Massive Bug in Intel, AMD, ARM and other Processors in Handling VM Memory

In the last few days, we started hearing about a massive bug in the implementation of the VM memory handling.

Intel has been frantically working on fixing host machines kernels in order to prevent one VM from accessing the memory of other VMs that run on the same machine.

Of course, most users are not going to attempt to read someone else memory so in that sense, most of us are relatively safe. But all of those who are not so lucky and have uninvited guests on their systems are running at very high risk. The information available from Intel says the memory is accessible only in Read mode. Read only at least prevents changing your VM memory and taking over. In Read/Write, the hacker could take over your machine and ALL your data. At this point, it looks like it will only work on data that you have in memory (at least, but it's already really bad.)

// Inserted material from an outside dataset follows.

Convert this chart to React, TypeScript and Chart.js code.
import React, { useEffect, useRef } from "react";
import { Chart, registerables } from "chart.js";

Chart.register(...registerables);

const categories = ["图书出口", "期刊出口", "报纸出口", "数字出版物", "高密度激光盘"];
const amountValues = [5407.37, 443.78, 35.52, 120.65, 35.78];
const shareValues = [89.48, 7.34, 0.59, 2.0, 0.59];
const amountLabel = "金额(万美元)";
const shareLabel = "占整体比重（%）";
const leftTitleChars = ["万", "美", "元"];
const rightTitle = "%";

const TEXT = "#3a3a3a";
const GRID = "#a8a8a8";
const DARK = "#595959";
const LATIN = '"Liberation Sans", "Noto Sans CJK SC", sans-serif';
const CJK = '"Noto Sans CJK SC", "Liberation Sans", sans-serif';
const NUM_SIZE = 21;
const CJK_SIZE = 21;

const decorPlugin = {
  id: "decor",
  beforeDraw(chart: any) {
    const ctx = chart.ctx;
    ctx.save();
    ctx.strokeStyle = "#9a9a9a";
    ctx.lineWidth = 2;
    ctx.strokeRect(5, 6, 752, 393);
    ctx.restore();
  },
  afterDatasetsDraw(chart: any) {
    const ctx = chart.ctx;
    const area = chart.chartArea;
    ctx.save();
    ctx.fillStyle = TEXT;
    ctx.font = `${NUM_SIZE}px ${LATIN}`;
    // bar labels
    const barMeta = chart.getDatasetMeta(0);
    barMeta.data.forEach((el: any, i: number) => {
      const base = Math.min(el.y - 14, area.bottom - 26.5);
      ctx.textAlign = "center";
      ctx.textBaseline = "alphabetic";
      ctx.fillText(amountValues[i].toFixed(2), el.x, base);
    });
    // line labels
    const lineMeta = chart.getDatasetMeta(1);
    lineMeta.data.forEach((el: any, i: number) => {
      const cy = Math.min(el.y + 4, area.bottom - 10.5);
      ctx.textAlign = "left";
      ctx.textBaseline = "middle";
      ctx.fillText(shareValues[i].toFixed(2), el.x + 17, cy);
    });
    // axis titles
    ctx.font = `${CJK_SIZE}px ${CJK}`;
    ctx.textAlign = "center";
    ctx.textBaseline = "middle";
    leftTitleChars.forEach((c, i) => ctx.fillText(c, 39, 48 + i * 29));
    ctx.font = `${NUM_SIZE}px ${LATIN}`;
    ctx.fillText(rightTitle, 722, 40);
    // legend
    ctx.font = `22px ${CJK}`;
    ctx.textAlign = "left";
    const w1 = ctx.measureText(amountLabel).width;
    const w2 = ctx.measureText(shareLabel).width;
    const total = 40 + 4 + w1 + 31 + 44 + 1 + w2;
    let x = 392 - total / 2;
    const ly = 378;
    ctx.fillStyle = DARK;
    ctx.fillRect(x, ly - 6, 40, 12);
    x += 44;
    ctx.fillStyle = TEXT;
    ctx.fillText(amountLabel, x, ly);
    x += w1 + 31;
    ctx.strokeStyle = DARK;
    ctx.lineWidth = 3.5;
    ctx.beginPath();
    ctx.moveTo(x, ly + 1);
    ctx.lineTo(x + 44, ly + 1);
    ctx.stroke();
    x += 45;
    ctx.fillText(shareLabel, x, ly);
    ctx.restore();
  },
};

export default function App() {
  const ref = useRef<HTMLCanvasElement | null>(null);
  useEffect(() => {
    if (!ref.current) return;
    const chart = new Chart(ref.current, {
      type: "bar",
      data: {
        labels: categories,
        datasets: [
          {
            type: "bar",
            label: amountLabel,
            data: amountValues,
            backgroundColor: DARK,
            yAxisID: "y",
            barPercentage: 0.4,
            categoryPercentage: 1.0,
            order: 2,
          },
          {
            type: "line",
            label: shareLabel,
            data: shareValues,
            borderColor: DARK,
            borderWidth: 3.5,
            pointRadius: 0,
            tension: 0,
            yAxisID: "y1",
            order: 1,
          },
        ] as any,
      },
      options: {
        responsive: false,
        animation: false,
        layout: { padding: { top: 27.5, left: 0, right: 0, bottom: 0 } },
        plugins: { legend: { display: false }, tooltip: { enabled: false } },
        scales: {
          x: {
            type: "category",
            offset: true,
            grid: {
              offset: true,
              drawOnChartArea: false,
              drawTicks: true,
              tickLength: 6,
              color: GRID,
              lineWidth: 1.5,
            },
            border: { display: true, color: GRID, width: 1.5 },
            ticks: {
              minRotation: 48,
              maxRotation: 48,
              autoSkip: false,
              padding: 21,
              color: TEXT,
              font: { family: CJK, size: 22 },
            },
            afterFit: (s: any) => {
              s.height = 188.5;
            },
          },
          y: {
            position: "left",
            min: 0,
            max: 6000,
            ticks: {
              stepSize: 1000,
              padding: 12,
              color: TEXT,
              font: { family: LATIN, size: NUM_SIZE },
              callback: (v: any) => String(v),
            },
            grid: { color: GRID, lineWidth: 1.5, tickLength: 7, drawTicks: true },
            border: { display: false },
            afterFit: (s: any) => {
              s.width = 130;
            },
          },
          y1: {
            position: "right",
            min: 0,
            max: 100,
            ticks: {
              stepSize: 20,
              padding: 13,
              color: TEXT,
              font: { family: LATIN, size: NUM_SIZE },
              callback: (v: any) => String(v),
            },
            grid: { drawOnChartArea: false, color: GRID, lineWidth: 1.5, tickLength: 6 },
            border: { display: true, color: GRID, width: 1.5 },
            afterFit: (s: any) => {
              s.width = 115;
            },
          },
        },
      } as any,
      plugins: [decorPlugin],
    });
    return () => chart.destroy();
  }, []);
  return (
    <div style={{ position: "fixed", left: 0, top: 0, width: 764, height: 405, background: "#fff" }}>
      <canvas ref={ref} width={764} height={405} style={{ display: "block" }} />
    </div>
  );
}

Intel and others have been working on fixes for this bug since November 2017, which explains the large number of updates to the Linux Kernel (the Intel developers are responsible for writing the low level Virtual Machine code in the Linux Kernel.)

I guess we all hope to get more news about this in the near future. My take is that since we've already seen many upgrades to the Linux Kernel, it is not unlikely already fixed or close to being fixed. However, I read that IBM is about to reboot their entire cloud system so it would not yet have been done at the lowest level. (i.e. the fix has to be applied to the main OS, the one the hardware machine boost into, not just the VMs.) Microsoft announce a date: Jan 10, to reboot their Azure cloud system.

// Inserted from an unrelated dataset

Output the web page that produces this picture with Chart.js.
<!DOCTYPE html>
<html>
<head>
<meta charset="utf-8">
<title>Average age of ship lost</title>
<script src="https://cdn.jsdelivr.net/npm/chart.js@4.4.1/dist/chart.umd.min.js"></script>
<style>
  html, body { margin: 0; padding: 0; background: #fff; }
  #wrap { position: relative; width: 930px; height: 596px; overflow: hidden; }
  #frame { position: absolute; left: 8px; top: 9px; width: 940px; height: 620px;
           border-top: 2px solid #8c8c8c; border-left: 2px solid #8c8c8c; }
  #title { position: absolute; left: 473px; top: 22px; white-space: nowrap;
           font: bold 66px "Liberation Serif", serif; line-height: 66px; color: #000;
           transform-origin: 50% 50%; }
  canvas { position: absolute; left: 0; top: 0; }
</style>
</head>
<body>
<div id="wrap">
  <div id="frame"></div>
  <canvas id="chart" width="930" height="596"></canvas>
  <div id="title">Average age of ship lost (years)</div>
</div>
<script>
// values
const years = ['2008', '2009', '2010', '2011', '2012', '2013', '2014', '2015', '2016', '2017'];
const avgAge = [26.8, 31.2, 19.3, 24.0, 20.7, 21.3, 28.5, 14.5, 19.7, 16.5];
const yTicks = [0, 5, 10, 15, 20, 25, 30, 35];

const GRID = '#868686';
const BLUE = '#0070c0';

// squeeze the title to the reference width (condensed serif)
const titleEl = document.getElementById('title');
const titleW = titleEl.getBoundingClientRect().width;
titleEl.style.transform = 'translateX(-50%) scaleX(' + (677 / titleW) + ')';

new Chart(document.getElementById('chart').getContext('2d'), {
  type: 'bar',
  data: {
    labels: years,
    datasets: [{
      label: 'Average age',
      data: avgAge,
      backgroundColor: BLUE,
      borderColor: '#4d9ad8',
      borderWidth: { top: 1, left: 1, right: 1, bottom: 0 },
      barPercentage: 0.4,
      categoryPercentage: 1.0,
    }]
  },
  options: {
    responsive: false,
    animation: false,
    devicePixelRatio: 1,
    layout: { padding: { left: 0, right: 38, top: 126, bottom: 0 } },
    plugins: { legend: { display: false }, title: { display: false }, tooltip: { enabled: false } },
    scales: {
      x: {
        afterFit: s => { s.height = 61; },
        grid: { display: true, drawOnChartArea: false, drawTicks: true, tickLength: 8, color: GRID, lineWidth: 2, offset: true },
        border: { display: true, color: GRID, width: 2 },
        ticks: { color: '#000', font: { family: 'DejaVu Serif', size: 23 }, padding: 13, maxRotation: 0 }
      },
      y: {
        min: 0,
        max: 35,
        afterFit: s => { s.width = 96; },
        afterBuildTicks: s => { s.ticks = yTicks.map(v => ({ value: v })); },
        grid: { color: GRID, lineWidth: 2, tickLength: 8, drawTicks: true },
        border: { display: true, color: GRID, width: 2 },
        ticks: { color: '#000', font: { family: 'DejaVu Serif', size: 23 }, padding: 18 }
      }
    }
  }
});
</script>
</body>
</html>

At this point I have not been able to find much about companies rebooting for that problem. Since fixes would have been applied since Nov 2017 and DigitalOcean did several reboots since then, it could very well be that the problem is already resolved there. But we'll need to get more information to make sure.

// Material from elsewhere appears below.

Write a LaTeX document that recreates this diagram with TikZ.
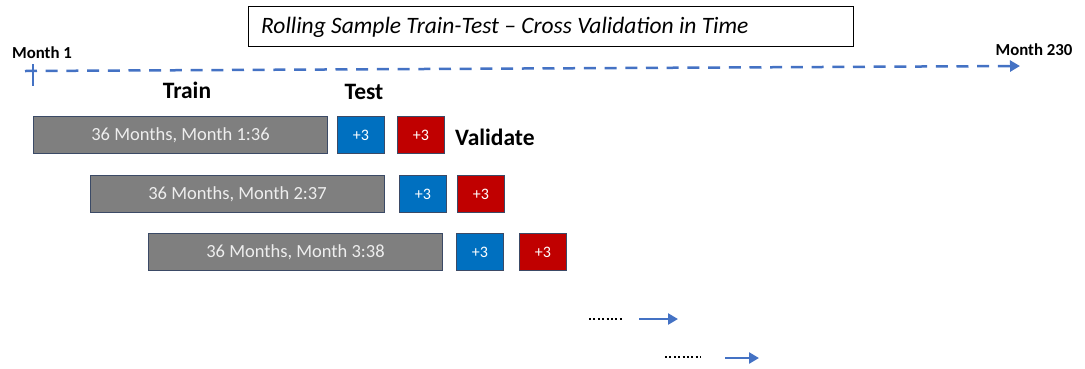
\documentclass[tikz,border=0pt]{standalone}
\usepackage{fontspec}
\setmainfont{Carlito}
\usetikzlibrary{arrows.meta}
\definecolor{tlblue}{RGB}{68,114,196}
\definecolor{trgray}{RGB}{127,127,127}
\definecolor{tsblue}{RGB}{0,112,192}
\definecolor{vdred}{RGB}{192,0,0}
\definecolor{edgecol}{RGB}{59,74,102}
\definecolor{txtlight}{RGB}{238,238,238}
\begin{document}
\begin{tikzpicture}[x=1pt,y=-1pt,
  box/.style={draw=edgecol, line width=1pt, inner sep=0pt, anchor=north west, minimum height=37pt},
  trainbox/.style={box, fill=trgray, minimum width=294pt, text=txtlight, font=\fontsize{18.5}{20}\selectfont},
  testbox/.style={box, fill=tsblue, minimum width=47pt, text=white, font=\fontsize{16}{18}\selectfont},
  valbox/.style={box, fill=vdred, minimum width=47pt, text=white, font=\fontsize{16}{18}\selectfont},
  biglbl/.style={font=\bfseries\fontsize{23.5}{26}\selectfont, inner sep=0pt},
  monthlbl/.style={font=\bfseries\fontsize{16.8}{19}\selectfont, inner sep=0pt},
  flowarrow/.style={draw=tlblue, line width=2.5pt, -{Triangle[length=10pt,width=11pt]}},
  dotrow/.style={draw=black, line width=2pt, dash pattern=on 2pt off 2.4pt},
]
\useasboundingbox (0,0) rectangle (1085,368);

% title
\node[draw=black, line width=1pt, minimum width=605pt, minimum height=40pt, anchor=north west, inner sep=0pt] (titlebox) at (248,6) {};
\node[anchor=west, inner sep=0pt, font=\itshape\fontsize{23.5}{26}\selectfont] (title) at (261,27) {Rolling Sample Train-Test -- Cross Validation in Time};

% timeline
\node[monthlbl] (m1) at (42,53) {Month 1};
\node[monthlbl] (m230) at (1034,50) {Month 230};
\coordinate (tstart) at (25,71);
\coordinate (tend) at (1020,66);
\coordinate (tickt) at (33,64);
\coordinate (tickb) at (33,86);
\draw[tlblue, line width=1.3pt] (tickt) -- (tickb);
\draw[flowarrow, dash pattern=on 12pt off 8.7pt] (tstart) -- (tend);

% labels
\node[biglbl] (train) at (187,90) {Train};
\node[biglbl] (test) at (364,92) {Test};
\node[biglbl, anchor=west] (validate) at (455,137) {Validate};

% row 1
\node[trainbox] (tr1) at (33,116) {36 Months, Month 1:36};
\node[testbox] (ts1) at (337,116) {+3};
\node[valbox] (vd1) at (397,116) {+3};
% row 2
\node[trainbox] (tr2) at (90,175) {36 Months, Month 2:37};
\node[testbox] (ts2) at (399,175) {+3};
\node[valbox] (vd2) at (457,175) {+3};
% row 3
\node[trainbox] (tr3) at (148,233) {36 Months, Month 3:38};
\node[testbox] (ts3) at (456,233) {+3};
\node[valbox] (vd3) at (519,233) {+3};

% continuation
\coordinate (d1a) at (589,319);
\coordinate (d1b) at (623,319);
\coordinate (a1a) at (639,319);
\coordinate (a1b) at (678,319);
\coordinate (d2a) at (665,357);
\coordinate (d2b) at (701,357);
\coordinate (a2a) at (725,358);
\coordinate (a2b) at (759,358);
\draw[dotrow] (d1a) -- (d1b);
\draw[flowarrow] (a1a) -- (a1b);
\draw[dotrow] (d2a) -- (d2b);
\draw[flowarrow] (a2a) -- (a2b);
\end{tikzpicture}
\end{document}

Note that clouds are quite numerous. Some are private which means those are secure since only one company runs on that cloud. However, anyone that makes use of a cheap VM here and another cheap VM there... is affected. That includes businesses such as NetFlix that makes use of the AWS (Amazone) cloud system. DropBox is another system running on a cloud.

Microsoft has Azure. There is DigitalOcean. Linode is a big one. GoDaddy has one, I'm not too sure about their extend, though. VMware, Oracle, Verizon, 1&1, RedHat, MegaCloud, CloudSigma, Hyve, Ubiquity, ToggleBox, Navisite, Vultr, and more...

Note that many say that the AMD virtual environments are not affected. This is not the case. All the processors have a similar issue. So if your have a virtual machine you are most certainly affected unless your host already rebooted their machine with a patch. I know DigitalOcean rebooted a couple of times since Nov 2017, but it looks like the full patch for that VM problem has been made available only recently (Jan 2018).

The patch is written in software making use of more MMU logic and kernel tests (from what I understand.) The impact for fixing the VM implementation is not unlikely to run up to 30% slower than before. Hopefully this is only for memory intensive work and not the general functionality of the VMs. From one graph I have found, PostgreSQL accesses will be even more than 30% slower with the patch installed. This is pretty significant. Intel is promising that they will continue to work on the fixes in order to lower the impact. They have to have a fix very quickly (obviously?!) and therefore can't offer the best of the best on day one.

Note that some companies, such as RackSpace, make use of other provider systems. RackSpace sales many AWS servers in their offerings. What they sell you depends on your requirements. In such a case, you will have to call them to make sure if you don't already know which cloud system you're really on.

Is there something you can do in the meantime?

I would suggest you upgrade to the latest kernel because even if the host has to be upgraded and rebooted, having the latest kernel on your VM is already going to be a good thing. Don't forget that in most cases you need to (1) upgrade to the latest, and (2) reboot. Kernel changes are effective only after a reboot (although it is possible to switch between kernel without a reboot, on a VM it takes less than a minute and it's going to be much safer than a hot switch, really!)

Intel says they will give additional information on Jan 10 when the latest patch will be fully avaialble.